Role-playing game designer

James "Grim" Desborough is a British game designer, author, and blogger who has worked primarily on role-playing games, as well as card games, board games, and social computer games.

==Career==
James Desborough wrote The Munchkin's Guide to Powergaming in 2000/2001, winning an Origins Award for that work along with his co-authors Steve Mortimer and Phil Masters. Desborough was a co-author of CS1: Cannibal Sector One he also briefly worked as the line editor for SLA Industries. Desborough is also the owner of Postmortem Studios. Postmortem Studios was one of Cubicle 7's first company partnerships due to Desborough's connections with Angus Abranson. He later became creative director at Chronicle City, Abranson's new venture but this partnership ended in July 2021.

In 2017 he released a licensed role-playing game based upon John Norman's fantasy series Gor, which also included art by Michael Manning.

Desborough's work was included in Red Phone Box, and in The Mammoth Book of Erotic Romance and Domination.

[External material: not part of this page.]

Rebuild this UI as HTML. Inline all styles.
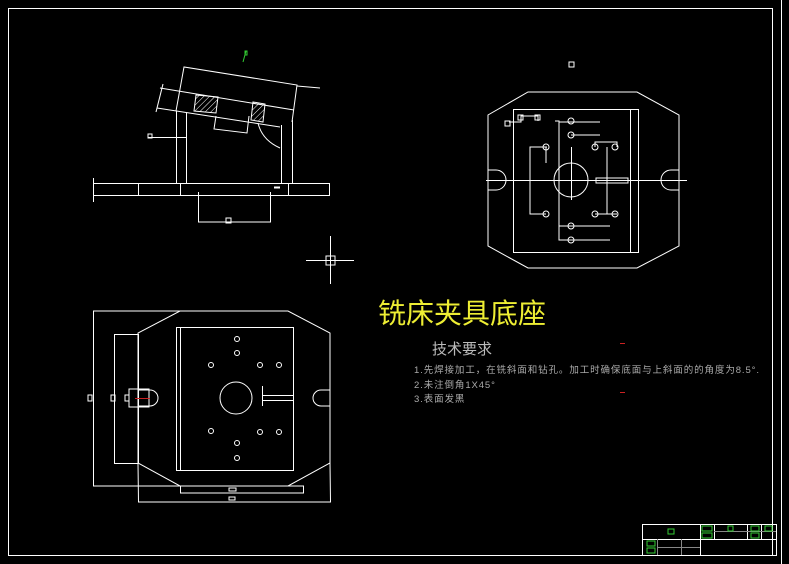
<!DOCTYPE html>
<html><head><meta charset="utf-8"><style>
body{margin:0;background:#000;width:789px;height:564px;overflow:hidden;position:relative;font-family:"Liberation Sans","Noto Sans CJK SC",sans-serif}
svg{position:absolute;left:0;top:0}
.t{position:absolute;white-space:nowrap}
</style></head><body>
<svg width="789" height="564" viewBox="0 0 789 564" fill="none" stroke="#fff" stroke-width="1">
<rect x="8.5" y="8.5" width="764" height="547"/>
<line x1="781.5" y1="0" x2="781.5" y2="564"/>
<!-- title block -->
<rect x="642.5" y="524.5" width="134" height="31"/>
<line x1="642" y1="539.5" x2="776" y2="539.5"/>
<line x1="700.5" y1="524" x2="700.5" y2="555"/>
<line x1="714.5" y1="524" x2="714.5" y2="539"/>
<line x1="747.5" y1="524" x2="747.5" y2="539"/>
<line x1="761.5" y1="524" x2="761.5" y2="539"/>
<line x1="657.5" y1="539" x2="657.5" y2="555" stroke="#888"/>
<line x1="681.5" y1="539" x2="681.5" y2="555" stroke="#888"/>
<line x1="657" y1="547.5" x2="700" y2="547.5" stroke="#888"/>
<line x1="714" y1="531.5" x2="776" y2="531.5" stroke="#888"/>
<g stroke="#3c3">
<rect x="668" y="529" width="6" height="5"/><rect x="702" y="526" width="10" height="5"/><rect x="702" y="533" width="10" height="5"/>
<rect x="728" y="526" width="5" height="5"/><rect x="751" y="526" width="8" height="5"/><rect x="751" y="533" width="8" height="5"/><rect x="765" y="526" width="7" height="5"/>
<rect x="647" y="541" width="8" height="5"/><rect x="647" y="548" width="8" height="5"/>
</g>
<!-- top-left view -->
<rect x="93.5" y="183.5" width="236" height="12"/>
<line x1="138.5" y1="183" x2="138.5" y2="195"/><line x1="180.5" y1="183" x2="180.5" y2="195"/><line x1="288.5" y1="183" x2="288.5" y2="195"/>
<polyline points="198.5,192 198.5,222 270.5,222 270.5,192"/>
<rect x="226" y="218" width="5" height="5"/>
<line x1="176.5" y1="111" x2="176.5" y2="183"/><line x1="186.5" y1="112" x2="186.5" y2="183"/>
<line x1="281.5" y1="125" x2="281.5" y2="183"/><line x1="292.5" y1="120" x2="292.5" y2="183"/>
<polyline points="176,111 184,67 297,85 292,122"/>
<line x1="160" y1="88" x2="294" y2="110"/><line x1="157" y1="108" x2="280" y2="127"/>
<line x1="163" y1="84" x2="156" y2="112"/>
<line x1="297" y1="86" x2="320" y2="88"/>
<polyline points="216,116 214,129 247,133 249,116"/>
<path d="M196 95 L218 97 L216 113 L194 111 Z" fill="url(#h)"/>
<path d="M253 102 L265 104 L263 122 L251 120 Z" fill="url(#h)"/>
<path d="M258 123 Q262 140 280 148" />
<line x1="148" y1="137.5" x2="186" y2="137.5"/><rect x="148" y="134" width="4" height="4"/>
<line x1="93.5" y1="178" x2="93.5" y2="202"/>
<line x1="274" y1="187.5" x2="280" y2="187.5" stroke-width="2"/>
<path d="M243 62 L246 51" stroke="#3c3"/><rect x="245" y="51" width="2" height="4" stroke="#3c3"/>
<!-- crosshair -->
<line x1="306" y1="260.5" x2="354" y2="260.5"/><line x1="330.5" y1="236" x2="330.5" y2="284"/>
<rect x="326" y="256" width="9" height="9"/>
<rect x="569" y="62" width="5" height="5"/>
<!-- right view -->
<polygon points="528,92 637,92 679,115 679,246 637,268 528,268 488,246 488,115"/>
<rect x="513.5" y="109.5" width="125" height="143"/>
<line x1="630.5" y1="109" x2="630.5" y2="252"/>
<line x1="486" y1="180.5" x2="687" y2="180.5"/>
<circle cx="571" cy="180" r="17"/>
<line x1="571.5" y1="147" x2="571.5" y2="200"/>
<path d="M488 170 H496 A10 10 0 0 1 496 190 H488"/><path d="M679 170 H671 A10 10 0 0 0 671 190 H679"/>
<polyline points="555,121 559,121 559,240 610,240"/><line x1="559" y1="122" x2="600" y2="122"/>
<line x1="571" y1="135" x2="600" y2="135"/><line x1="559" y1="226" x2="610" y2="226"/>
<polyline points="547,147 530,147 530,214 546,214"/>
<line x1="546" y1="147" x2="546" y2="163"/>
<polyline points="595,147 595,142 617,142 617,147"/>
<line x1="607" y1="147" x2="607" y2="214"/><line x1="595" y1="214" x2="617" y2="214"/>
<rect x="596" y="178" width="32" height="5"/>
<circle cx="571" cy="121" r="3"/><circle cx="571" cy="135" r="3"/><circle cx="546" cy="147" r="3"/><circle cx="595" cy="147" r="3"/><circle cx="615" cy="147" r="3"/>
<circle cx="546" cy="214" r="3"/><circle cx="595" cy="214" r="3"/><circle cx="615" cy="214" r="3"/><circle cx="571" cy="226" r="3"/><circle cx="571" cy="240" r="3"/>
<polyline points="509,122 521,122 521,116 538,116 538,121"/>
<rect x="518" y="115" width="5" height="5"/><rect x="535" y="115" width="5" height="5"/><rect x="505" y="121" width="5" height="5"/>
<!-- bottom-left view -->
<polyline points="288,311 93.5,311 93.5,486 288,486"/>
<polygon points="180,311 288,311 330,333 330,463 288,486 180,486 138,463 138,333"/>
<polyline points="138,463 138.5,502 330.5,502 330,463"/>
<rect x="114.5" y="334.5" width="24" height="129"/>
<rect x="176.5" y="327.5" width="117" height="143"/>
<line x1="180.5" y1="327" x2="180.5" y2="471"/>
<rect x="180.5" y="486" width="123" height="7"/>
<circle cx="236" cy="398" r="16"/>
<path d="M138 390 H150 A8 8 0 0 1 150 406 H138"/>
<rect x="129" y="389" width="20" height="18"/>
<line x1="135" y1="398.5" x2="150" y2="398.5" stroke="#c22"/>
<path d="M330 390 H321 A8 8 0 0 0 321 406 H330"/>
<rect x="262.5" y="395.5" width="31" height="5"/>
<line x1="262.5" y1="386" x2="262.5" y2="406"/>
<rect x="88" y="395" width="4" height="6"/><rect x="111" y="395" width="4" height="6"/><rect x="125" y="395" width="4" height="6"/>
<rect x="229" y="488" width="7" height="3"/><rect x="229" y="497" width="6" height="3"/>
<g>
<circle cx="237" cy="339" r="2.5"/><circle cx="237" cy="353" r="2.5"/><circle cx="211" cy="365" r="2.5"/><circle cx="260" cy="365" r="2.5"/><circle cx="279" cy="365" r="2.5"/>
<circle cx="211" cy="431" r="2.5"/><circle cx="260" cy="432" r="2.5"/><circle cx="279" cy="432" r="2.5"/><circle cx="237" cy="443" r="2.5"/><circle cx="237" cy="458" r="2.5"/>
</g>
<defs><pattern id="h" width="4" height="4" patternUnits="userSpaceOnUse" patternTransform="rotate(45)"><line x1="0" y1="0" x2="0" y2="4" stroke="#fff"/></pattern></defs>
<line x1="620" y1="343.5" x2="625" y2="343.5" stroke="#c22"/><line x1="620" y1="392.5" x2="625" y2="392.5" stroke="#c22"/>
</svg>
<div class="t" style="left:378px;top:297px;font-size:28px;color:#ee3;line-height:34px">铣床夹具底座</div>
<div class="t" style="left:432px;top:341px;font-size:15px;color:#bbb;line-height:18px">技术要求</div>
<div class="t" style="left:414px;top:364px;font-size:9.5px;color:#aaa;line-height:14.5px;letter-spacing:0.9px">1.先焊接加工，在铣斜面和钻孔。加工时确保底面与上斜面的的角度为8.5°.<br>2.未注倒角1X45°<br>3.表面发黑</div>
</body></html>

He also self-publishes.

His D&D design work includes Monster Manual V (2007) and City of Stormreach (2008).

Desborough's career has often been characterised by humour and adult content, leading to his role as Games Master for the adult stream 'Tabletopless'. While the stream primarily plays Dungeons and Dragons they have also played Cyberpunk, The Witcher and others.

Desborough has appeared as a commentator on men's issues on The Stream on Al Jazeera.